Así que la imprudencia diplomática salió a relucir de manera abierta. Salió a relucir la imprudencia de quienes opinan sin argumentos de peso, sin atreverse a aceptar que hay cosas intolerables.

  Cuánta falta nos hace la prudencia. Cuánta falta nos hacen esos valores que le son afines: la mesura, el silencio, el sentido del equilibrio y del tiempo, la templanza y la claridad mental (que sólo da un buen uso de la razón). Decir lo primero que se viene a la mente es un atentado contra la prudencia verbal. O, lo que es lo mismo, no pensar bien lo que se va a decir. Actuar sin medir las consecuencias de lo que se hace es un atentado contra la prudencia en las acciones. Como quiera que sea, ahí donde predomina la imprudencia (verbal o en las acciones) la convivencia con nuestros semejantes es sumamente complicada. Nuestros mayores lo sabían y por eso acuñaron expresiones de enorme sabiduría, como estas:

“En boca cerrada no entran moscas”

“Es mejor callar que hablar”

“Calladito se ve más bonito”

“Machete estate en tu vaina”

Ahora bien, ser imprudente no cuesta nada. Ser prudente sí que es difícil; por eso es un deber ser. La imprudencia acecha por doquier, y hay que tener una dosis suficiente de razón y de equilibrio para no ser presa fácil de sus argucias. Nadie está exento de caer en sus garras en cualquier momento de su vida. Todos hemos sido imprudentes en alguna ocasión y seguramente lo volveremos a ser. Nadie puede presumir, pues, de haber sido siempre y en todo lugar un ejemplo sin par de prudencia. Pero eso no quiere decir que nos crucemos de brazos y cultivemos, sin control alguno –imprudentemente–, ese pernicioso hábito. Al contrario, la facilidad con la que se expande (y los daños  que causa) en estos tiempos de chismorreo mediático hace más necesaria que nunca la tarea de cultivar la prudencia como hábito  vital para  la convivencia civilizada. La incrustación cultural de la imprudencia (en las acciones y las palabras) da la medida de lo difícil que es la tarea de revitalizar culturalmente la prudencia y el conjunto de valores que le son afines.

De nuevo, una cita de Cicerón:

“es obligación del ánimo constante y fuerte no perturbarse en los casos adversos ni caer de su estado, digámoslo así, por alucinarse; sino estar siempre sobre sí, y no apartarse de la razón.

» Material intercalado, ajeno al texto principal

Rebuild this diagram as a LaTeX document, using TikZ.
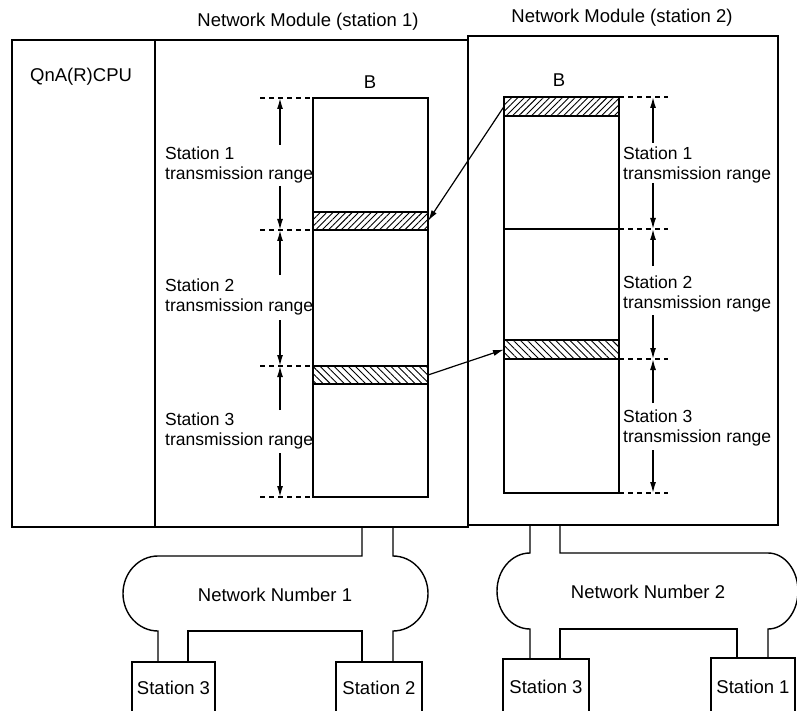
\documentclass[tikz,border=0pt]{standalone}
\usepackage{fontspec}
\setmainfont{Liberation Sans}
\usetikzlibrary{arrows.meta,patterns.meta}

\begin{document}
\begin{tikzpicture}[x=1pt,y=-1pt,
  box/.style={draw, line width=1.4pt, inner sep=0pt, outer sep=0pt},
  net/.style={line width=1.4pt},
  guide/.style={dash pattern=on 5pt off 4pt, line width=1.3pt},
  dimarrow/.style={-{Latex[length=11pt,width=6pt]}, line width=1.4pt},
  xfer/.style={-{Latex[length=11pt,width=6pt]}, line width=1.2pt},
  lbl/.style={font=\fontsize{17.5}{19.5}\selectfont, align=left, anchor=west, inner sep=0pt},
  big/.style={font=\fontsize{18.5}{22}\selectfont, inner sep=0pt},
  fwd/.style={pattern={Lines[angle=45,distance=4.5pt,line width=0.9pt]}},
  bwd/.style={pattern={Lines[angle=-45,distance=5pt,line width=0.9pt]}},
]
\useasboundingbox (0,0) rectangle (797,711);
\clip (0,0) rectangle (797,711);

% ---- titles ----
\node[big] (t1) at (308,22) {Network Module (station 1)};
\node[big] (t2) at (622,18) {Network Module (station 2)};

% ---- CPU and module frames ----
\node[box, anchor=north west, minimum width=143pt, minimum height=487pt] (cpu) at (12,40) {};
\node[box, anchor=north west, minimum width=313pt, minimum height=487pt] (mod1) at (155,40) {};
\node[box, anchor=north west, minimum width=310pt, minimum height=489pt] (mod2) at (468,36) {};
\node[big, anchor=west] (cpulbl) at (30,77) {QnA(R)CPU};

% ---- link device buffers B ----
\node[big] (ba) at (370,82) {B};
\node[big] (bb) at (559,80) {B};
\node[box, anchor=north west, minimum width=115pt, minimum height=399pt] (bufA) at (313,98) {};
\node[box, anchor=north west, minimum width=115pt, minimum height=396pt] (bufB) at (504,97) {};

% hatched ranges
\node[box, fwd, anchor=north west, minimum width=115pt, minimum height=18pt] (a1) at (313,212) {};
\node[box, bwd, anchor=north west, minimum width=115pt, minimum height=18pt] (a2) at (313,366) {};
\node[box, fwd, anchor=north west, minimum width=115pt, minimum height=19pt] (b1) at (504,97) {};
\node[box, bwd, anchor=north west, minimum width=115pt, minimum height=19pt] (b2) at (504,340) {};
\coordinate (bmidL) at (504,229);
\coordinate (bmidR) at (619,229);
\draw[net] (bmidL) -- (bmidR);

% transfers between the modules
\draw[xfer] (b1.west) -- (a1.east);
\draw[xfer] (a2.east) -- (b2.west);

% ---- range guides, module 1 ----
\foreach \y in {98,230,366,497} \draw[guide] (260,\y) -- (313,\y);
\draw[dimarrow] (280,145) -- (280,98);
\draw[dimarrow] (280,186) -- (280,230);
\draw[dimarrow] (280,275) -- (280,230);
\draw[dimarrow] (280,320) -- (280,366);
\draw[dimarrow] (280,410) -- (280,366);
\draw[dimarrow] (280,453) -- (280,497);
\node[lbl] (ra1) at (165,165) {Station 1\\transmission range};
\node[lbl] (ra2) at (165,297) {Station 2\\transmission range};
\node[lbl] (ra3) at (165,431) {Station 3\\transmission range};

% ---- range guides, module 2 ----
\foreach \y in {97,229,359,493} \draw[guide] (619,\y) -- (668,\y);
\draw[dimarrow] (653,143) -- (653,97);
\draw[dimarrow] (653,183) -- (653,229);
\draw[dimarrow] (653,266) -- (653,229);
\draw[dimarrow] (653,315) -- (653,359);
\draw[dimarrow] (653,403) -- (653,359);
\draw[dimarrow] (653,450) -- (653,493);
\node[lbl] (rb1) at (623,165) {Station 1\\transmission range};
\node[lbl] (rb2) at (623,294) {Station 2\\transmission range};
\node[lbl] (rb3) at (623,428) {Station 3\\transmission range};

% ---- stations ----
\node[box, big, anchor=north, minimum width=83pt, minimum height=52pt] (s3a) at (173.5,662) {Station 3};
\node[box, big, anchor=north, minimum width=86pt, minimum height=52pt] (s2a) at (379,662) {Station 2};
\node[box, big, anchor=north, minimum width=86pt, minimum height=56pt] (s3b) at (546,659) {Station 3};
\node[box, big, anchor=north, minimum width=84pt, minimum height=58pt] (s1b) at (753,658) {Station 1};

% ---- network 1 ----
\node[big] (n1) at (275,595) {Network Number 1};
\draw[net] (362,527) -- (362,556) -- (158,556)
  arc[start angle=90, end angle=270, x radius=35pt, y radius=37.5pt] -- (158,662);
\draw[net] (188,662) -- (188,631) -- (362,631) -- (362,662);
\draw[net] (393,527) -- (393,556)
  arc[start angle=90, end angle=-90, x radius=35pt, y radius=37.5pt] -- (393,662);

% ---- network 2 ----
\node[big] (n2) at (648,592) {Network Number 2};
\draw[net] (530,525) -- (530,553)
  arc[start angle=90, end angle=270, x radius=33pt, y radius=38pt] -- (530,659);
\draw[net] (560,525) -- (560,553) -- (768,553)
  arc[start angle=90, end angle=-90, x radius=30pt, y radius=38pt] -- (768,658);
\draw[net] (560,659) -- (560,629) -- (737,629) -- (737,658);
\end{tikzpicture}
\end{document}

Mas aunque éstas son propiedades de ánimos grandes, es también propio de mucho entendimiento el prevenir con el pensamiento lo venidero, y tener formado juicio de lo que por una y otra parte puede acontecer, y lo que se ha de hacer en cualquier acontecimiento; de forma que nada nos sorprenda… Lo cual cabe únicamente en un ánimo grande y sublime que sólo se fía y se funda en la razón y la prudencia”2.